*The request*: Using the records below, copy exactly the part that opens with the line holding "Give me the D3.js source for this chart." and closes with the line holding "-6.6, -10.0, -11.6];", minus the pictures.

*Supplied entries*:
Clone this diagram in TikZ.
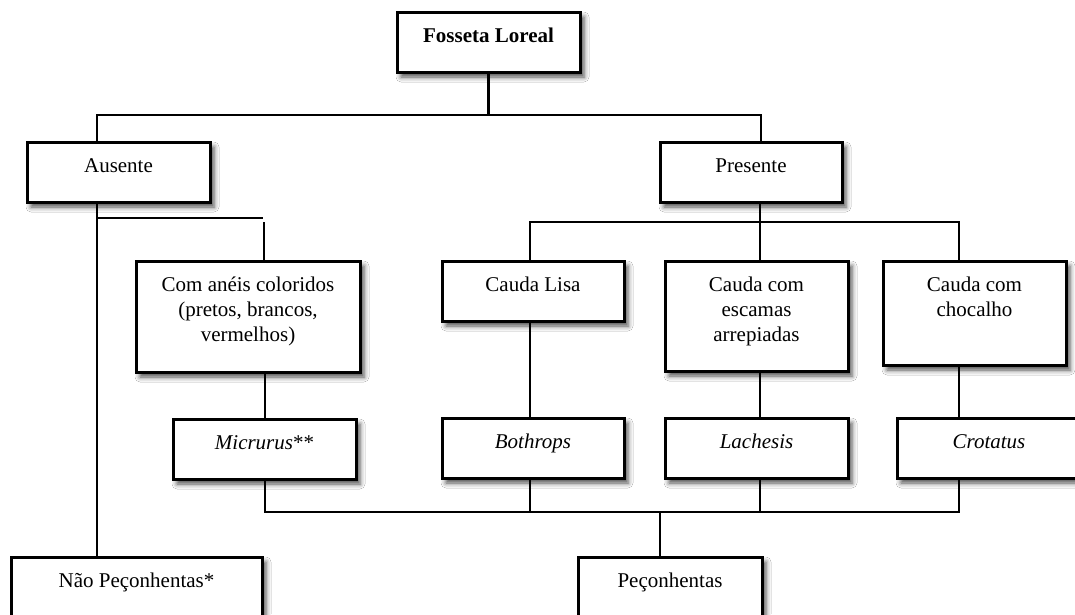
\documentclass[tikz,border=0pt]{standalone}
\usepackage{fontspec}
\setmainfont{Liberation Serif}
\usetikzlibrary{shadows.blur}
\newcommand{\bxt}[3]{\parbox[c][#2pt][t]{#1pt}{\centering\fontsize{21}{25}\selectfont\rule{0pt}{30pt}#3}}
\tikzset{
  boxnode/.style={draw=black, line width=3pt, fill=white, inner sep=0pt, outer sep=0pt,
    blur shadow={shadow xshift=4pt, shadow yshift=-5pt, shadow blur radius=5pt, shadow opacity=70}},
  conn/.style={draw=black, line width=2.3pt}
}
\begin{document}
\begin{tikzpicture}[x=1pt,y=-1pt]
\useasboundingbox[fill=white] (0,0) rectangle (1075,614);
\clip (0,0) rectangle (1075,614);
% boxes
\node[boxnode] (fl)   at (488.5,42)  {\bxt{183}{60}{\textbf{Fosseta Loreal}}};
\node[boxnode] (aus)  at (118.5,172) {\bxt{183}{60}{Ausente}};
\node[boxnode] (pre)  at (751,172)   {\bxt{182}{60}{Presente}};
\node[boxnode] (com)  at (248,316.5) {\bxt{224}{111}{Com anéis coloridos\\(pretos, brancos,\\vermelhos)}};
\node[boxnode] (lisa) at (533,291)   {\bxt{182}{60}{Cauda Lisa}};
\node[boxnode] (esc)  at (756.5,316) {\bxt{183}{110}{Cauda com\\escamas\\arrepiadas}};
\node[boxnode] (choc) at (974.5,313) {\bxt{183}{104}{Cauda com\\chocalho}};
\node[boxnode] (mic)  at (264.5,449) {\bxt{183}{60}{\textit{Micrurus}**}};
\node[boxnode] (both) at (533,448)   {\bxt{182}{60}{\textit{Bothrops}}};
\node[boxnode] (lach) at (756.5,448) {\bxt{183}{60}{\textit{Lachesis}}};
\node[boxnode] (crot) at (989,448)   {\bxt{184}{60}{\textit{Crotatus}}};
\node[boxnode] (nao)  at (136.5,587) {\bxt{251}{60}{Não Peçonhentas*}};
\node[boxnode] (pec)  at (670,587)   {\bxt{184}{60}{Peçonhentas}};
% junction coordinates
\coordinate (hL) at (97,115);
\coordinate (hR) at (761,115);
\coordinate (a1) at (97,218);
\coordinate (a2) at (263,218);
\coordinate (a3) at (264,222);
\coordinate (mx) at (265,512);
\coordinate (cx) at (959,512);
\coordinate (px) at (660,512);
\coordinate (pv) at (760,222);
\coordinate (pl) at (530,222);
\coordinate (pr) at (959,222);
\coordinate (lx) at (530,512);
\coordinate (ex) at (760,512);
% connectors
\draw[conn] (fl.south) -- (fl.south |- hL);
\draw[conn] (aus.north -| hL) -- (hL) -- (hR) -- (hR |- pre.north);
\draw[conn] (hL |- aus.south) -- (hL |- nao.north);
\draw[conn] (a1) -- (a2);
\draw[conn] (a3) -- (a3 |- com.north);
\draw[conn] (mx |- com.south) -- (mx |- mic.north);
\draw[conn] (mx |- mic.south) -- (mx) -- (cx) -- (cx |- crot.south);
\draw[conn] (pv |- pre.south) -- (pv);
\draw[conn] (pl |- lisa.north) -- (pl) -- (pr) -- (pr |- choc.north);
\draw[conn] (pv) -- (pv |- esc.north);
\draw[conn] (pl |- lisa.south) -- (pl |- both.north);
\draw[conn] (lx |- both.south) -- (lx);
\draw[conn] (pv |- esc.south) -- (pv |- lach.north);
\draw[conn] (ex |- lach.south) -- (ex);
\draw[conn] (pr |- choc.south) -- (pr |- crot.north);
\draw[conn] (px) -- (px |- pec.north);
\end{tikzpicture}
\end{document}
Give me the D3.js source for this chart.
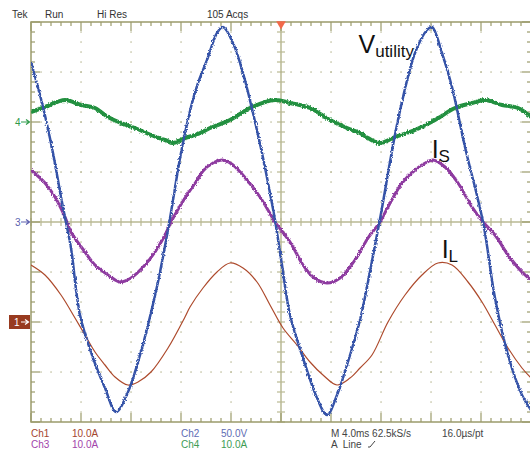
<!DOCTYPE html>
<html>
<head>
<meta charset="utf-8">
<script src="https://cdn.jsdelivr.net/npm/d3@7"></script>
<style>
body { margin: 0; background: #fff; }
svg { display: block; font-family: "Liberation Sans", Arial, sans-serif; }
</style>
</head>
<body>
<svg width="530" height="457"></svg>
<script>
// time axis in ms relative to trigger point (screen centre), 4 ms/div
var ch2Time = [-20, -19.04, -18.24, -17.6, -17.24, -16.8, -16.08, -15.04, -14.08, -13.2, -12.24, -11.44, -10.64, -9.84, -8.96, -8.0, -7.2, -6.64, -5.92, -5.12, -4.64, -3.84, -3.04, -2.24, -1.52, -0.88, -0.48, 0.08, 0.72, 1.76, 2.88, 3.68, 4.48, 5.28, 6.32, 6.96, 7.92, 9.36, 10.72, 11.68, 12.08, 12.88, 13.68, 14.72, 16.16, 17.12, 18.16, 19.28, 20];
var ch2Volts = [160, 115, 69, 25, 2, -26, -93, -136, -166, -190, -170, -140, -103, -60, -2, 69, 115, 139, 162, 189, 195, 179, 149, 109, 69, 29, 2, -43, -93, -136, -176, -193, -173, -143, -98, -60, 3, 102, 169, 192, 195, 169, 135, 75, 0, -76, -133, -173, -188];

var ch4Time = [-20, -18.88, -17.28, -16.0, -14.88, -13.84, -12.8, -11.68, -10.4, -9.28, -8.64, -7.68, -6.64, -5.68, -4.08, -2.48, -0.48, 0.72, 2.32, 3.92, 5.28, 6.32, 6.96, 7.92, 9.12, 10.72, 12.32, 13.92, 15.28, 16.32, 17.68, 18.96, 20];
var ch4Amps = [2.0, 3.0, 4.4, 3.4, 2.8, 1.0, -0.2, -1.2, -2.6, -3.6, -4.2, -3.2, -2.4, -1.2, 0.4, 2.8, 4.4, 3.8, 2.8, 0.4, -1.2, -2.2, -3.2, -4.2, -3.0, -1.6, 0.4, 2.8, 3.8, 4.4, 3.4, 2.8, 1.0];

var ch3Time = [-20, -18.88, -18.08, -17.28, -16.8, -15.68, -14.88, -13.84, -12.88, -12.0, -10.88, -10.08, -9.28, -8.8, -7.68, -6.64, -6.24, -5.44, -4.64, -3.84, -2.72, -1.68, -0.72, -0.48, 0.72, 1.76, 2.56, 3.68, 4.72, 5.92, 6.96, 7.92, 8.56, 9.68, 10.72, 11.68, 12.16, 13.12, 14.16, 15.28, 16.16, 17.12, 18.16, 19.28, 20];
var ch3Amps = [10.4, 7.8, 5.0, 1.0, -2.0, -6.0, -8.6, -10.6, -12.0, -11.2, -8.6, -6.0, -2.6, 0, 4.8, 8.6, 10.2, 11.8, 12.4, 11.4, 8.4, 5.0, 1.0, 0, -4.0, -8.6, -11.0, -12.2, -11.2, -7.6, -3.2, 0, 3.0, 7.8, 10.4, 12.0, 12.4, 11.0, 7.8, 3.0, 0, -2.6, -6.6, -10.0, -11.6];

var ch1Time = [-20, -18.88, -17.6, -16.48, -15.68, -14.88, -14.08, -13.28, -12.24, -11.44, -10.4, -9.04, -7.68, -7.28, -6.24, -5.12, -4.08, -3.04, -1.92, -0.88, 0.16, 1.28, 2.32, 3.36, 4.48, 5.52, 6.32, 7.28, 8.56, 9.92, 11.28, 12.56, 13.68, 14.96, 16.08, 17.12, 18.16, 19.28, 20];
var ch1Amps = [11.4, 9.4, 5.4, 0.8, -2.6, -6.0, -8.6, -11.0, -12.6, -12.0, -10.0, -5.2, 1.0, 3.0, 6.8, 10.0, 11.8, 10.8, 8.0, 3.4, -1.2, -4.6, -8.0, -10.6, -12.6, -11.2, -9.2, -6.6, 0, 5.4, 9.4, 11.8, 11.4, 8.0, 4.0, -0.6, -5.2, -9.2, -11.2];

// channel settings: units per division and ground marker position (divisions)
var chNames = ["Ch1", "Ch2", "Ch3", "Ch4"];
var chScale = [10, 50, 10, 10];
var chOffset = [-2, 0, 0, 2];
var chScaleText = ["10.0A", "50.0V", "10.0A", "10.0A"];
var chColor = ["#ad4a2c", "#3553a8", "#8e3aa0", "#23903f"];
var chTextColor = ["#a4452e", "#5e6cb4", "#a244aa", "#3d9c54"];

var headerText = ["Tek", "Run", "Hi Res", "105 Acqs"];
var footerText = ["M 4.0ms 62.5kS/s", "16.0\u00b5s/pt", "A  Line"];

var traceLabels = [
  {main: "V", sub: "utility", t: 6.2, div: 3.38},
  {main: "I", sub: "S", t: 12.05, div: 1.28},
  {main: "I", sub: "L", t: 12.85, div: -0.72}
];

var svg = d3.select("svg");

var x = d3.scaleLinear().domain([-20, 20]).range([31, 531]);
var y = d3.scaleLinear().domain([-4, 4]).range([422, 22]);

var gridColor = "#9b9b6b";
var dotColor = "#b3b38d";
var g = svg.append("g");

// fuzzy look of the high-res acquisition
var defs = svg.append("defs");
var fz = defs.append("filter").attr("id", "fuzz")
  .attr("x", "-5%").attr("y", "-5%").attr("width", "110%").attr("height", "110%");
fz.append("feTurbulence").attr("type", "fractalNoise").attr("baseFrequency", "1.2 0.6")
  .attr("numOctaves", 1).attr("seed", 3).attr("result", "n");
fz.append("feDisplacementMap").attr("in", "SourceGraphic").attr("in2", "n")
  .attr("scale", 3.5).attr("xChannelSelector", "R").attr("yChannelSelector", "G");

// dotted graticule
var majorT = d3.range(-16, 17, 4).filter(function(d) { return d !== 0; });
var majorD = d3.range(-3, 4, 1).filter(function(d) { return d !== 0; });
var minorT = d3.range(-20, 20.01, 0.8);
var minorD = d3.range(-4, 4.01, 0.2);

majorT.forEach(function(t) {
  g.selectAll(null).data(minorD.slice(1, -1)).enter().append("rect")
    .attr("x", x(t) - 0.6).attr("y", function(d) { return y(d) - 0.6; })
    .attr("width", 1.3).attr("height", 1.3).attr("fill", dotColor);
});
majorD.forEach(function(dv) {
  g.selectAll(null).data(minorT.slice(1, -1)).enter().append("rect")
    .attr("x", function(d) { return x(d) - 0.6; }).attr("y", y(dv) - 0.6)
    .attr("width", 1.3).attr("height", 1.3).attr("fill", dotColor);
});

// centre cross with ticks
g.append("line").attr("x1", x(0)).attr("x2", x(0)).attr("y1", y(4)).attr("y2", y(-4))
  .attr("stroke", "#b9b993").attr("stroke-width", 1.5);
g.append("line").attr("x1", x(-20)).attr("x2", x(20)).attr("y1", y(0)).attr("y2", y(0))
  .attr("stroke", "#b9b993").attr("stroke-width", 1.5);
g.selectAll(null).data(minorD).enter().append("line")
  .attr("x1", x(0) - 4).attr("x2", x(0) + 4)
  .attr("y1", function(d) { return y(d); }).attr("y2", function(d) { return y(d); })
  .attr("stroke", "#b9b993").attr("stroke-width", 1.2);
g.selectAll(null).data(minorT).enter().append("line")
  .attr("y1", y(0) - 4).attr("y2", y(0) + 4)
  .attr("x1", function(d) { return x(d); }).attr("x2", function(d) { return x(d); })
  .attr("stroke", "#b9b993").attr("stroke-width", 1.2);

// border ticks
function isMajorT(d) { return Math.abs(d / 4 - Math.round(d / 4)) < 1e-6; }
function isMajorD(d) { return Math.abs(d - Math.round(d)) < 1e-6; }
g.selectAll(null).data(minorT).enter().append("line")
  .attr("x1", function(d) { return x(d); }).attr("x2", function(d) { return x(d); })
  .attr("y1", y(4)).attr("y2", function(d) { return y(4) + (isMajorT(d) ? 9 : 4); })
  .attr("stroke", gridColor).attr("stroke-width", 1.2);
g.selectAll(null).data(minorT).enter().append("line")
  .attr("x1", function(d) { return x(d); }).attr("x2", function(d) { return x(d); })
  .attr("y1", y(-4)).attr("y2", function(d) { return y(-4) - (isMajorT(d) ? 9 : 4); })
  .attr("stroke", gridColor).attr("stroke-width", 1.2);
g.selectAll(null).data(minorD).enter().append("line")
  .attr("y1", function(d) { return y(d); }).attr("y2", function(d) { return y(d); })
  .attr("x1", x(-20)).attr("x2", function(d) { return x(-20) + (isMajorD(d) ? 9 : 4); })
  .attr("stroke", gridColor).attr("stroke-width", 1.2);
g.selectAll(null).data(minorD).enter().append("line")
  .attr("y1", function(d) { return y(d); }).attr("y2", function(d) { return y(d); })
  .attr("x1", x(20)).attr("x2", function(d) { return x(20) - (isMajorD(d) ? 9 : 4); })
  .attr("stroke", gridColor).attr("stroke-width", 1.2);

g.append("rect").attr("x", x(-20)).attr("y", y(4))
  .attr("width", x(20) - x(-20)).attr("height", y(-4) - y(4))
  .attr("fill", "none").attr("stroke", gridColor).attr("stroke-width", 1.5);

// traces
svg.append("clipPath").attr("id", "plotClip").append("rect")
  .attr("x", x(-20)).attr("y", y(4)).attr("width", x(20) - x(-20)).attr("height", y(-4) - y(4));
var traces = svg.append("g").attr("clip-path", "url(#plotClip)");

function drawTrace(times, vals, ch, width, fuzzy) {
  var pts = times.map(function(t, i) { return [t, vals[i]]; });
  var line = d3.line()
    .x(function(d) { return x(d[0]); })
    .y(function(d) { return y(chOffset[ch] + d[1] / chScale[ch]); })
    .curve(d3.curveCatmullRom.alpha(0.5));
  var p = traces.append("path").attr("d", line(pts)).attr("fill", "none")
    .attr("stroke", chColor[ch]).attr("stroke-width", width).attr("stroke-linejoin", "round");
  if (fuzzy) p.attr("filter", "url(#fuzz)");
}
drawTrace(ch1Time, ch1Amps, 0, 1.2, false);
drawTrace(ch4Time, ch4Amps, 3, 4.0, true);
drawTrace(ch3Time, ch3Amps, 2, 3.0, true);
drawTrace(ch2Time, ch2Volts, 1, 2.5, true);

// trigger position marker
svg.append("path")
  .attr("d", d3.symbol().type(d3.symbolTriangle).size(40)())
  .attr("transform", "translate(" + x(0) + "," + (y(4) + 2) + ") rotate(180)")
  .attr("fill", "#f2694a");

// channel ground markers on the left
var markers = [{ch: 3, label: "4"}, {ch: 1, label: "3"}];
markers.forEach(function(m) {
  var yy = y(chOffset[m.ch]);
  svg.append("text").attr("x", 15).attr("y", yy + 4).attr("font-size", 10)
    .attr("fill", m.ch === 3 ? "#2f9a4a" : "#5b5fae").text(m.label);
  svg.append("path").attr("d", "M21," + yy + "H29M26," + (yy - 2.5) + "L29.5," + yy + "L26," + (yy + 2.5))
    .attr("stroke", m.ch === 3 ? "#2f9a4a" : "#5b5fae").attr("stroke-width", 1.2).attr("fill", "none");
});
var y1m = y(chOffset[0]);
svg.append("rect").attr("x", 9).attr("y", y1m - 7).attr("width", 21).attr("height", 14).attr("fill", "#983a1f");
svg.append("text").attr("x", 14).attr("y", y1m + 4).attr("font-size", 10).attr("fill", "#fff").text("1");
svg.append("path").attr("d", "M21," + y1m + "H28M25," + (y1m - 2.5) + "L28.5," + y1m + "L25," + (y1m + 2.5))
  .attr("stroke", "#fff").attr("stroke-width", 1.2).attr("fill", "none");

// header
var headerX = [12, 45, 97, 207];
svg.selectAll(".hdr").data(headerText).enter().append("text")
  .attr("x", function(d, i) { return headerX[i]; }).attr("y", 18)
  .attr("font-size", 10).attr("fill", "#333").text(function(d) { return d; });

// footer channel settings
var chX = [31, 181, 31, 181];
var chY = [437, 437, 448, 448];
chNames.forEach(function(n, i) {
  svg.append("text").attr("x", chX[i]).attr("y", chY[i]).attr("font-size", 10)
    .attr("fill", chTextColor[i]).text(n);
  svg.append("text").attr("x", chX[i] + (i % 2 ? 40 : 41)).attr("y", chY[i]).attr("font-size", 10)
    .attr("fill", chTextColor[i]).text(chScaleText[i]);
});
svg.append("text").attr("x", 331).attr("y", 437).attr("font-size", 10).attr("fill", "#444").text(footerText[0]);
svg.append("text").attr("x", 442).attr("y", 437).attr("font-size", 10).attr("fill", "#444").text(footerText[1]);
svg.append("text").attr("x", 331).attr("y", 448).attr("font-size", 10).attr("fill", "#444")
  .attr("xml:space", "preserve").text(footerText[2]);
svg.append("path").attr("d", "M368,447H370L375,441").attr("stroke", "#444").attr("stroke-width", 1).attr("fill", "none");

// trace labels
traceLabels.forEach(function(l) {
  var t = svg.append("text").attr("x", x(l.t)).attr("y", y(l.div)).attr("fill", "#111")
    .attr("font-size", 25);
  t.append("tspan").text(l.main);
  t.append("tspan").attr("font-size", 17).attr("dy", 4).text(l.sub);
});
</script>
</body>
</html>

*Answer to this task*:
Give me the D3.js source for this chart.
<!DOCTYPE html>
<html>
<head>
<meta charset="utf-8">
<script src="https://cdn.jsdelivr.net/npm/d3@7"></script>
<style>
body { margin: 0; background: #fff; }
svg { display: block; font-family: "Liberation Sans", Arial, sans-serif; }
</style>
</head>
<body>
<svg width="530" height="457"></svg>
<script>
// time axis in ms relative to trigger point (screen centre), 4 ms/div
var ch2Time = [-20, -19.04, -18.24, -17.6, -17.24, -16.8, -16.08, -15.04, -14.08, -13.2, -12.24, -11.44, -10.64, -9.84, -8.96, -8.0, -7.2, -6.64, -5.92, -5.12, -4.64, -3.84, -3.04, -2.24, -1.52, -0.88, -0.48, 0.08, 0.72, 1.76, 2.88, 3.68, 4.48, 5.28, 6.32, 6.96, 7.92, 9.36, 10.72, 11.68, 12.08, 12.88, 13.68, 14.72, 16.16, 17.12, 18.16, 19.28, 20];
var ch2Volts = [160, 115, 69, 25, 2, -26, -93, -136, -166, -190, -170, -140, -103, -60, -2, 69, 115, 139, 162, 189, 195, 179, 149, 109, 69, 29, 2, -43, -93, -136, -176, -193, -173, -143, -98, -60, 3, 102, 169, 192, 195, 169, 135, 75, 0, -76, -133, -173, -188];

var ch4Time = [-20, -18.88, -17.28, -16.0, -14.88, -13.84, -12.8, -11.68, -10.4, -9.28, -8.64, -7.68, -6.64, -5.68, -4.08, -2.48, -0.48, 0.72, 2.32, 3.92, 5.28, 6.32, 6.96, 7.92, 9.12, 10.72, 12.32, 13.92, 15.28, 16.32, 17.68, 18.96, 20];
var ch4Amps = [2.0, 3.0, 4.4, 3.4, 2.8, 1.0, -0.2, -1.2, -2.6, -3.6, -4.2, -3.2, -2.4, -1.2, 0.4, 2.8, 4.4, 3.8, 2.8, 0.4, -1.2, -2.2, -3.2, -4.2, -3.0, -1.6, 0.4, 2.8, 3.8, 4.4, 3.4, 2.8, 1.0];

var ch3Time = [-20, -18.88, -18.08, -17.28, -16.8, -15.68, -14.88, -13.84, -12.88, -12.0, -10.88, -10.08, -9.28, -8.8, -7.68, -6.64, -6.24, -5.44, -4.64, -3.84, -2.72, -1.68, -0.72, -0.48, 0.72, 1.76, 2.56, 3.68, 4.72, 5.92, 6.96, 7.92, 8.56, 9.68, 10.72, 11.68, 12.16, 13.12, 14.16, 15.28, 16.16, 17.12, 18.16, 19.28, 20];
var ch3Amps = [10.4, 7.8, 5.0, 1.0, -2.0, -6.0, -8.6, -10.6, -12.0, -11.2, -8.6, -6.0, -2.6, 0, 4.8, 8.6, 10.2, 11.8, 12.4, 11.4, 8.4, 5.0, 1.0, 0, -4.0, -8.6, -11.0, -12.2, -11.2, -7.6, -3.2, 0, 3.0, 7.8, 10.4, 12.0, 12.4, 11.0, 7.8, 3.0, 0, -2.6, -6.6, -10.0, -11.6];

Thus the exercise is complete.